In 1995, the harmonica emerged briefly into the light before being packed away again, this time in Kronfeld’s travel bags. Kronfeld, now a signed All Black, had been picked for the ‘95 cup squad and was headed for South Africa.
“When I went away to the 1995 World Cup I finally thought ‘alright, I’m going to learn to play this thing properly,’” says Kronfeld. “So I took it with me. I used to climb out on the roof when we had down time and practice.”
Like the bagpipes, drums or clarinet, the harmonica is an exquisite instrument in the hands of a master. The emotions in its range run from whimsical, road-trip nostalgia through heartbreaking loneliness and onwards down the full repertoire of the Blues. In the hands of a beginner, though, it’s capable of shrill, piercing, Ring Wraith calls that wouldn’t be out of place in the deep Amazon. Kronfeld was no savant.

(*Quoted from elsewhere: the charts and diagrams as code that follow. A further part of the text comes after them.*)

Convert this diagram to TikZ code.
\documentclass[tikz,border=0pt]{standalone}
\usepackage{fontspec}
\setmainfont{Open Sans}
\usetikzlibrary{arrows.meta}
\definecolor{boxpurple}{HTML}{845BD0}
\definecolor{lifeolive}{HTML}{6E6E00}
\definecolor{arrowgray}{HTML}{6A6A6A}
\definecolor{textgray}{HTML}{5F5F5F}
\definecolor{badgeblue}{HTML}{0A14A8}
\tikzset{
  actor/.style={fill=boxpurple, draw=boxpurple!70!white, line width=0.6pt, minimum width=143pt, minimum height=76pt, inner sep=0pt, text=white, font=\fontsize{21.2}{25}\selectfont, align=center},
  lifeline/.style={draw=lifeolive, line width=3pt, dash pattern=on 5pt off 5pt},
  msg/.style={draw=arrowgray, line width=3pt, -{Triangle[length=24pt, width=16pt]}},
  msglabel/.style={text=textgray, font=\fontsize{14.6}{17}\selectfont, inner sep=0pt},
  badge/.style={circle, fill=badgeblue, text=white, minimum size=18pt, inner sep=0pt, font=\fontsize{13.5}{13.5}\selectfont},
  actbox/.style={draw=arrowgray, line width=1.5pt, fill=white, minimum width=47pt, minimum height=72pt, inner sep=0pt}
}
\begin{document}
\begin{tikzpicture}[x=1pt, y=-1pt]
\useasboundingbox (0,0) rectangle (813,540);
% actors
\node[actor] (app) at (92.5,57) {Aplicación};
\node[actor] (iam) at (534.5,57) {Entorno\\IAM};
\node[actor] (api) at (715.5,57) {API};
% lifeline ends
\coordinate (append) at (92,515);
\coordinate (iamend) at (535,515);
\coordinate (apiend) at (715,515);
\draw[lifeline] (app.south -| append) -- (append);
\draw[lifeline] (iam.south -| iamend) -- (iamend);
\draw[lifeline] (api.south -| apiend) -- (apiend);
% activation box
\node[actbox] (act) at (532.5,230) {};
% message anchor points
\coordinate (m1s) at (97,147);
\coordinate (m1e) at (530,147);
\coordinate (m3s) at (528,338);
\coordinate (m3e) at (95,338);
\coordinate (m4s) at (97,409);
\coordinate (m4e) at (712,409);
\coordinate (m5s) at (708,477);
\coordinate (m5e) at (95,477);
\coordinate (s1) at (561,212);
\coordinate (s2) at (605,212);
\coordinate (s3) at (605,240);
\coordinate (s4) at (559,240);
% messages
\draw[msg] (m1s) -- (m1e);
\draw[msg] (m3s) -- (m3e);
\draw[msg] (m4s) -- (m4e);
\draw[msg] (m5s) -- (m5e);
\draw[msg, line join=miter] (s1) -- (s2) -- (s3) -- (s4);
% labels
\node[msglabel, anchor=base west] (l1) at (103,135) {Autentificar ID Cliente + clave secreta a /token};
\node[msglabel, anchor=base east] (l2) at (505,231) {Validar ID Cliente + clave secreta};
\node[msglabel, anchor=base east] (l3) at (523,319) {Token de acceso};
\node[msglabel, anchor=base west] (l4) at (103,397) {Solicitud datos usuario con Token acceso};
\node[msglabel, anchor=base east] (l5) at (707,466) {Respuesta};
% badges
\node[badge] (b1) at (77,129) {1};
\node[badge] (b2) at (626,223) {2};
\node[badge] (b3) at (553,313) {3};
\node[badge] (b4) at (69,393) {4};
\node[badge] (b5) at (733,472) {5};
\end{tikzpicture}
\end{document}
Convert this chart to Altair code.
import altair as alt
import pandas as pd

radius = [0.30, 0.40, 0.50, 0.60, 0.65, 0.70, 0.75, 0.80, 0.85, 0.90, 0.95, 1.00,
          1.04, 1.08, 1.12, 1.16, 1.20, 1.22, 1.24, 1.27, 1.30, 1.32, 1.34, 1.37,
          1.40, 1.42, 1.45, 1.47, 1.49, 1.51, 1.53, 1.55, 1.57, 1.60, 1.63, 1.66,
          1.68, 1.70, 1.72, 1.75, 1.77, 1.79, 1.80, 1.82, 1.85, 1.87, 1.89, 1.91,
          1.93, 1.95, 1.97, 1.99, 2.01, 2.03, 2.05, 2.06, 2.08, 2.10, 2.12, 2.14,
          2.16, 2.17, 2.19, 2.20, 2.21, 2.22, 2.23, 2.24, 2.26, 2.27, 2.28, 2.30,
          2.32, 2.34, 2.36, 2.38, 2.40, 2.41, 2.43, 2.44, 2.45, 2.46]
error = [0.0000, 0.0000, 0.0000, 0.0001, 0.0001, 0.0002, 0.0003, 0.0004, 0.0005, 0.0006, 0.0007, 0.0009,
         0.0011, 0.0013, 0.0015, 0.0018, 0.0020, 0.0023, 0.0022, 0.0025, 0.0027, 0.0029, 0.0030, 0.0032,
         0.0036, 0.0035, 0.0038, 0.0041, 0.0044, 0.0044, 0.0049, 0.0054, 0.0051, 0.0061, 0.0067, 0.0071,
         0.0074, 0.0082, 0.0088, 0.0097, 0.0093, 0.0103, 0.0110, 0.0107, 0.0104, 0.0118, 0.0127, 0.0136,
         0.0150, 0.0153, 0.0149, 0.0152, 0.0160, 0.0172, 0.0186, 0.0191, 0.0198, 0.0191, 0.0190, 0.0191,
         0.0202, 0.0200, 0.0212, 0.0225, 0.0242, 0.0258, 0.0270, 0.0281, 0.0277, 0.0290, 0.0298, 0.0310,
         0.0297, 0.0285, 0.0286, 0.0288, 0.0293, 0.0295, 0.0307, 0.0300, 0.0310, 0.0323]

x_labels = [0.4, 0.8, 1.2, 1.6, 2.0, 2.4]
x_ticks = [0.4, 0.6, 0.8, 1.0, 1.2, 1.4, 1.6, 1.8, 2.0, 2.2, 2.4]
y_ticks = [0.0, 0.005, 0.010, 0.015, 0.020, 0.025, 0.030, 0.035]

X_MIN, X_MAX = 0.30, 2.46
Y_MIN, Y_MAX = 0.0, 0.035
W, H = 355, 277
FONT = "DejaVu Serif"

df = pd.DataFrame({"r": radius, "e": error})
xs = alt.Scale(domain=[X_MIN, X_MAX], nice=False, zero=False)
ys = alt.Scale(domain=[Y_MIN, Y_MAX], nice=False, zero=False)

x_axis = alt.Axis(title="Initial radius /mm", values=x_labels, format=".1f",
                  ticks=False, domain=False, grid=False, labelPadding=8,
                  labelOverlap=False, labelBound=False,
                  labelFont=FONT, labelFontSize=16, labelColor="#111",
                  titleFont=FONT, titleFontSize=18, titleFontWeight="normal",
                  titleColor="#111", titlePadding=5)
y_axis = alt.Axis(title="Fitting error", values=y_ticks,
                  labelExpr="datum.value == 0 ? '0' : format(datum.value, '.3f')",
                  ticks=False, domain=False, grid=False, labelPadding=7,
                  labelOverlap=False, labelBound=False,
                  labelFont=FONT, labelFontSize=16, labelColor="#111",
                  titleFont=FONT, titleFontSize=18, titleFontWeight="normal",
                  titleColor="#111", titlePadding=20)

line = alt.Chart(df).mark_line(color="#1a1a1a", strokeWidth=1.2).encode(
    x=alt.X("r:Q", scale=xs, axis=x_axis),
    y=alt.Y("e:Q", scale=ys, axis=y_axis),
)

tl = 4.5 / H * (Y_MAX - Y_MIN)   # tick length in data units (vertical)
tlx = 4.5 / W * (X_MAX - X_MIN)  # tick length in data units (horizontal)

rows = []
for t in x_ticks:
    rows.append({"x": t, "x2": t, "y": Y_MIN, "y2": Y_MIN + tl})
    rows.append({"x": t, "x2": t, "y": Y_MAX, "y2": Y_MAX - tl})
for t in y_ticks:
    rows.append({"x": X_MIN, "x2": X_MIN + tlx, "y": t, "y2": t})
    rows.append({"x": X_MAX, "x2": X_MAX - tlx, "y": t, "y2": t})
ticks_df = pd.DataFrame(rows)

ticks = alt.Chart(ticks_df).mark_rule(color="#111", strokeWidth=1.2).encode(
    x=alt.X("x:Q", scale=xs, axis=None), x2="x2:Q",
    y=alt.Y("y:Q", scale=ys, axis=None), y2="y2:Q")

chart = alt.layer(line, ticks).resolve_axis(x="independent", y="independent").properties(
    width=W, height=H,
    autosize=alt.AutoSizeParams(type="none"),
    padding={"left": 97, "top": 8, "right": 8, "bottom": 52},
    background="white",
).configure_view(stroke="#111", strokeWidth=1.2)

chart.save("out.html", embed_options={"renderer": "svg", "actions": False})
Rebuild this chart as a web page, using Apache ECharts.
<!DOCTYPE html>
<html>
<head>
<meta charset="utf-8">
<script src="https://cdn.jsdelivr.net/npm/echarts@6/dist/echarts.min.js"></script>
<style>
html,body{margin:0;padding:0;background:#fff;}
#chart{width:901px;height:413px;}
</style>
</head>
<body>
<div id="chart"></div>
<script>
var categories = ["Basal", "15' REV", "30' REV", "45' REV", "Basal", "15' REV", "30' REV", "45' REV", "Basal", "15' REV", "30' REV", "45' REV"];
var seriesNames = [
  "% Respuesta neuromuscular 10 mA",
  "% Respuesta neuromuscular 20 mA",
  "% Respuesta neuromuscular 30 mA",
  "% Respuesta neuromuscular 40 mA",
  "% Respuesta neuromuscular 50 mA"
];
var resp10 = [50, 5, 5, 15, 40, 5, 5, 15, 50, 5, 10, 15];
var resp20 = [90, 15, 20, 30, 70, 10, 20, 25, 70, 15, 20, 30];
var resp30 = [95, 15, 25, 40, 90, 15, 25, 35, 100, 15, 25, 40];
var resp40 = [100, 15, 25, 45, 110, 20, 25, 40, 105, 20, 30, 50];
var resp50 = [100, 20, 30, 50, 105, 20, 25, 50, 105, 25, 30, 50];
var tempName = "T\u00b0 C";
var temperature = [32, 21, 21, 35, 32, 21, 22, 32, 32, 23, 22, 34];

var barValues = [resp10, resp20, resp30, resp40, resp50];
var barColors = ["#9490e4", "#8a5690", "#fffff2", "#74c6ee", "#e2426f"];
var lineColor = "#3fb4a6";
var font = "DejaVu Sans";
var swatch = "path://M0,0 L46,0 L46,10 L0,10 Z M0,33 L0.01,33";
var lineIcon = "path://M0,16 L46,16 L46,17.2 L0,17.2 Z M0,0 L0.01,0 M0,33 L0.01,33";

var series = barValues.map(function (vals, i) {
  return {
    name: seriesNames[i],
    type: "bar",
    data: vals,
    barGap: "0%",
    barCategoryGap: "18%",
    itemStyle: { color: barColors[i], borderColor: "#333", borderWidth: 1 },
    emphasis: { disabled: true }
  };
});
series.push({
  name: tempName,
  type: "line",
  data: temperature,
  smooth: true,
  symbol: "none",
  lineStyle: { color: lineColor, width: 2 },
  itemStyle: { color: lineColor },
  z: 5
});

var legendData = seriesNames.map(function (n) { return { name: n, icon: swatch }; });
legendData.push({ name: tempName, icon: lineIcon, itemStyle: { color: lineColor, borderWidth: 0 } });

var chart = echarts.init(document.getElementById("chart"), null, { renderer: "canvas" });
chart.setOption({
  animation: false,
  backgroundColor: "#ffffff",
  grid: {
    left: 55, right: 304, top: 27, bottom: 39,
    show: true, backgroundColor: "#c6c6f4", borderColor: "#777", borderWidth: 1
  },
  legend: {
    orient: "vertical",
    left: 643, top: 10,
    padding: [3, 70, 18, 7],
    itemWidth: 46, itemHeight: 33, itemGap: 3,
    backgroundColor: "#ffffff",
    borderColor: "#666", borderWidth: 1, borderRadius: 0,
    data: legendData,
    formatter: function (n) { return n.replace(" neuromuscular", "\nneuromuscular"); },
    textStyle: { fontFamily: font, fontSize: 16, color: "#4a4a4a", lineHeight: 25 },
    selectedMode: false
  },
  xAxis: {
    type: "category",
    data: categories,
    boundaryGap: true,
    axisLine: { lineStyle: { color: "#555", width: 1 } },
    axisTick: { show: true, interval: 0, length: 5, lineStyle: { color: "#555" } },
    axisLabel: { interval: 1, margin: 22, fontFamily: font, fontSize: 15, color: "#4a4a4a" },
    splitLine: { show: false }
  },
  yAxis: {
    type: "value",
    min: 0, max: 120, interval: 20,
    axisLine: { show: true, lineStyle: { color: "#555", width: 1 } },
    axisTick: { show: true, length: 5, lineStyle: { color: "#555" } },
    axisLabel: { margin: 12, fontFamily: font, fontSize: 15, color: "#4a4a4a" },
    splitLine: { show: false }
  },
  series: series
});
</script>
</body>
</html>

“I’d sit out on the roof and play the harp because I was pretty woeful,” says Kronfeld. “There was a guard that used to be stationed on the roof. He would look at me and frown whenever I turned up, because he knew what was coming.”
The All Blacks made the final that year in South Africa, losing to the Springboks in extra time at Johannesburg – a moment which set the stage for Nelson Mandela’s famous cup presentation to Francois Pienaar. The ABs returned to New Zealand with four years ahead of them to rest, recuperate and plan their next campaign. Kronfeld found his way back to Dunedin, and he brought his harp with him.
“When I came back to Dunedin after the World Cup, I had a muso friend I started playing with – just the occasional jam session, stuff like that – and he said ‘look, you need to come down and play with us at some of our gigs’,” says Kronfeld.
“I said ‘Aw, I don’t know if I can do that,’ because I didn’t feel very confident with my harmonica playing at the time. He said ‘Na, na, you could do it, come down and check it out anyway’. So I did, I checked it out, and we ran a lead from the front of the stage all the way to the back. So there I was, sitting in the back of the bar playing harmonica where no one could see me. The band was grooving up front and everyone was looking around trying to figure out where the harmonica was coming from.”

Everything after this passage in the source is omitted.